Film sur OCS Géants à 20 h 40

L'Eclipse ( bande annonce )
Durée : 02:01

Michelangelo Antonioni (1912-2007) compte parmi les plus grands metteurs en scène du XXsiècle. Mais c’est surtout le cinéaste par excellence de la solitude. Avec une incomparable élégance, son œuvre, très marquée par les romans de Cesare Pavese, tourne autour de l’incommunicabilité, de la déshumanisation de la vie, de l’agression du monde et de l’impression d’effacement du réel.C’est dans la trilogie L’Avventura (1960), La Nuit (1961) et L’Eclipse (1962) qu’éclate tout le génie d’une nouvelle écriture cinématographique, où la géométrisation du cadre souligne le désenchantement des personnages. « Quand tout a été dit, quand la scène majeure semble terminée, il y a ce qui vient après », expliquait Antonioni pour définir sa démarche. D’où son art du champ/contrechamp…

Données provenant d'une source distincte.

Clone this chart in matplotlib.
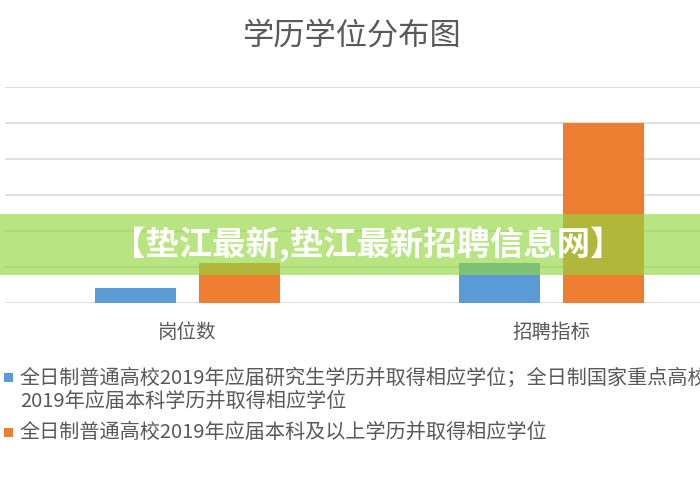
import matplotlib
matplotlib.use("Agg")
import matplotlib.pyplot as plt
from matplotlib.patches import Rectangle

plt.rcParams['font.family'] = ['Noto Sans CJK SC', 'DejaVu Sans']

# 数据
categories = ["岗位数", "招聘指标"]
series_names = [
    "全日制普通高校2019年应届研究生学历并取得相应学位；全日制国家重点高校\n2019年应届本科学历并取得相应学位",
    "全日制普通高校2019年应届本科及以上学历并取得相应学位",
]
blue_vals = [4.2, 11]
orange_vals = [11, 50]
y_ticks = [0, 10, 20, 30, 40, 50, 60]

BLUE = "#5b9bd5"
ORANGE = "#ed7d31"
GRAY = "#595959"

fig = plt.figure(figsize=(7, 4.9), dpi=100)
W, H = 700, 490

ax = fig.add_axes([5 / W, 1 - 303 / H, 729 / W, 216 / H])
x = list(range(len(categories)))
bw = 0.222
off = 0.143
ax.bar([i - off for i in x], blue_vals, width=bw, color=BLUE, zorder=3)
ax.bar([i + off for i in x], orange_vals, width=bw, color=ORANGE, zorder=3)

ax.set_xlim(-0.5, 1.5)
ax.set_ylim(0, 60)
ax.set_yticks(y_ticks)
ax.yaxis.grid(True, color="#d9d9d9", linewidth=1.2, zorder=0)
ax.tick_params(axis="y", left=False, labelleft=False)
ax.set_xticks(x)
ax.set_xticklabels(categories, fontsize=14, color=GRAY)
ax.tick_params(axis="x", bottom=False, pad=10)
for s in ax.spines.values():
    s.set_visible(False)

fig.text(351 / W, 1 - 36 / H, "学历学位分布图", fontsize=22.5, color=GRAY,
         ha="center", va="center")

# 图例
fig.patches.append(Rectangle((4 / W, 1 - 382 / H), 9 / W, 9 / H, facecolor=BLUE,
                             linewidth=0, transform=fig.transFigure, figure=fig))
fig.text(20 / W, 1 - 390 / H, series_names[0], fontsize=14.5, color=GRAY,
         ha="left", va="center", linespacing=1.15)
fig.patches.append(Rectangle((4 / W, 1 - 437 / H), 9 / W, 9 / H, facecolor=ORANGE,
                             linewidth=0, transform=fig.transFigure, figure=fig))
fig.text(20 / W, 1 - 432 / H, series_names[1], fontsize=14.5, color=GRAY,
         ha="left", va="center")

# 横幅
fig.patches.append(Rectangle((0, 1 - 275 / H), 1, 61 / H, facecolor="#92d73f",
                             linewidth=0, alpha=0.65, transform=fig.transFigure,
                             figure=fig, zorder=10))
fig.text(368 / W, 1 - 244 / H, "【垫江最新,垫江最新招聘信息网】", fontsize=24,
         fontweight="bold", color="white", ha="center", va="center", zorder=11)

fig.savefig("out.png", dpi=100)
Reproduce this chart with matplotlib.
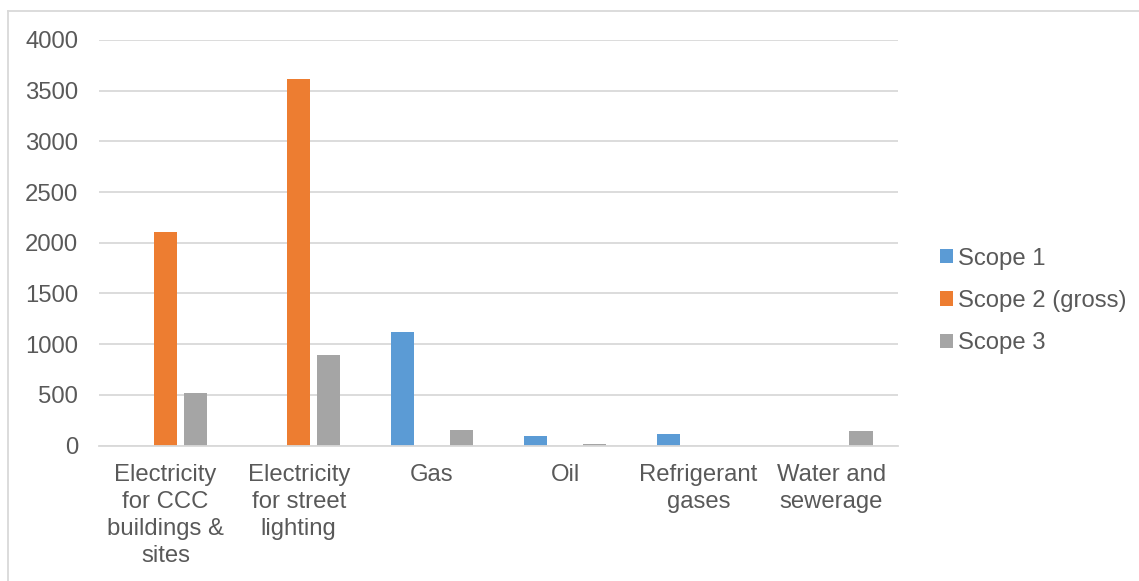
import matplotlib
matplotlib.use("Agg")
import matplotlib.pyplot as plt
import numpy as np
from matplotlib.patches import Patch
from matplotlib.lines import Line2D

plt.rcParams['font.family'] = ['Liberation Sans', 'DejaVu Sans']

categories = ["Electricity\nfor CCC\nbuildings &\nsites", "Electricity\nfor street\nlighting",
              "Gas", "Oil", "Refrigerant\ngases", "Water and\nsewerage"]
series_names = ["Scope 1", "Scope 2 (gross)", "Scope 3"]
scope1 = [0, 0, 1120, 90, 115, 0]
scope2 = [2110, 3620, 0, 0, 0, 0]
scope3 = [520, 890, 155, 15, 0, 145]
yticks = [0, 500, 1000, 1500, 2000, 2500, 3000, 3500, 4000]

colors = ["#5B9BD5", "#ED7D31", "#A5A5A5"]
text_color = "#595959"
grid_color = "#D9D9D9"
fs = 17.2

W, H = 1139, 581
fig = plt.figure(figsize=(W / 100, H / 100), dpi=100)
ax = fig.add_axes([99 / W, (H - 445.5) / H, (898 - 99) / W, (445.5 - 40) / H])

x = np.arange(len(categories))
bw = 0.175
off = 0.223
for i, (vals, c, name) in enumerate(zip([scope1, scope2, scope3], colors, series_names)):
    ax.bar(x + (i - 1) * off, vals, width=bw, color=c, label=name, zorder=3)

ax.set_xlim(-0.5, len(categories) - 0.5)
ax.set_ylim(0, 4000)
ax.set_yticks(yticks)
ax.set_yticklabels([str(v) for v in yticks])
ax.set_xticks(x)
ax.set_xticklabels(categories, linespacing=1.30)
ax.tick_params(axis='both', length=0, labelsize=fs, colors=text_color)
ax.tick_params(axis='y', pad=15)
ax.tick_params(axis='x', pad=13)
ax.grid(axis='y', color=grid_color, linewidth=1.3, zorder=0)
for s in ['top', 'right', 'left']:
    ax.spines[s].set_visible(False)
ax.spines['bottom'].set_color(grid_color)
ax.spines['bottom'].set_linewidth(1.3)
ax.spines['bottom'].set_zorder(4)

handles = [Patch(facecolor=c, edgecolor='none') for c in colors]
leg = fig.legend(handles, series_names, loc='center left',
                 bbox_to_anchor=(940 / W, 1 - 301 / H), frameon=False,
                 fontsize=fs, handlelength=0.55, handleheight=0.55,
                 handletextpad=0.22, labelspacing=0.85, borderpad=0, borderaxespad=0)
for t in leg.get_texts():
    t.set_color(text_color)

# chart frame (top and left edges)
fig.add_artist(Line2D([8 / W, 1], [1 - 11 / H, 1 - 11 / H], color=grid_color, linewidth=1.3))
fig.add_artist(Line2D([8 / W, 8 / W], [0, 1 - 11 / H], color=grid_color, linewidth=1.3))

fig.savefig("out.png", dpi=100, facecolor='white')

L’Eclipse, Prix spécial du jury en 1962 au Festival de Cannes, est un chef-d’œuvre qui parle de l’éclipse des sentiments, de la séparation des couples, mais surtout de cette incommunicabilité existentielle, symptôme d’une crise de civilisation, qui rend notre monde inanimé.

Alain Delon et Monica Vitti | OCS

« J’étais à Florence en train de filmer une éclipse de soleil. Il y a eu un silence différent de tous les autres, une lumière terne puis l’obscurité et un calme absolu. Je me suis dit que, pendant cette éclipse, même nos sentiments sont en suspens. C’est en partie de là que m’est venue l’idée de L’Eclipse », précisa-t-il…

Dans une Rome géométrique presque déshumanisée, où les objets paraissent des obstacles à toute relation et renvoient à la solitude, on suit les aventures amoureuses de la blonde traductrice Vittoria (Monica Vitti) avec le brun Piero, agent de change (Alain Delon). Sur fond d’agitation et de crise boursière, ces deux-là cherchent, en vain, à repousser l’ennui et à nier la fragilité des sentiments.

Tout les oppose en une symétrie poussée jusqu’au paroxysme par le réalisateur : la poésie silencieuse de l’une, la séduction bavarde de l’autre, le secret intérieur de l’une, la frénésie inutile de l’autre… Le film s’achève sur un rendez-vous où aucun d’entre eux ne se rend, ce qui permet à Antonioni de filmer l’absence avec un plan époustouflant, où, dans un tonnerre musical, un lampadaire s’allume et devient le soleil, symbole de l’effacement du monde naturel au profit des objets. A la même époque, Georges Perec écrivait Les Choses et J.-M. G. Le Clézio L’Extase matérielle. Il ne faut pas y voir un hasard.

L’Eclipse, de Michelangelo Antonioni (It.-Fr., 1962, 118 min). Avec Monica Vitti, Alain Delon.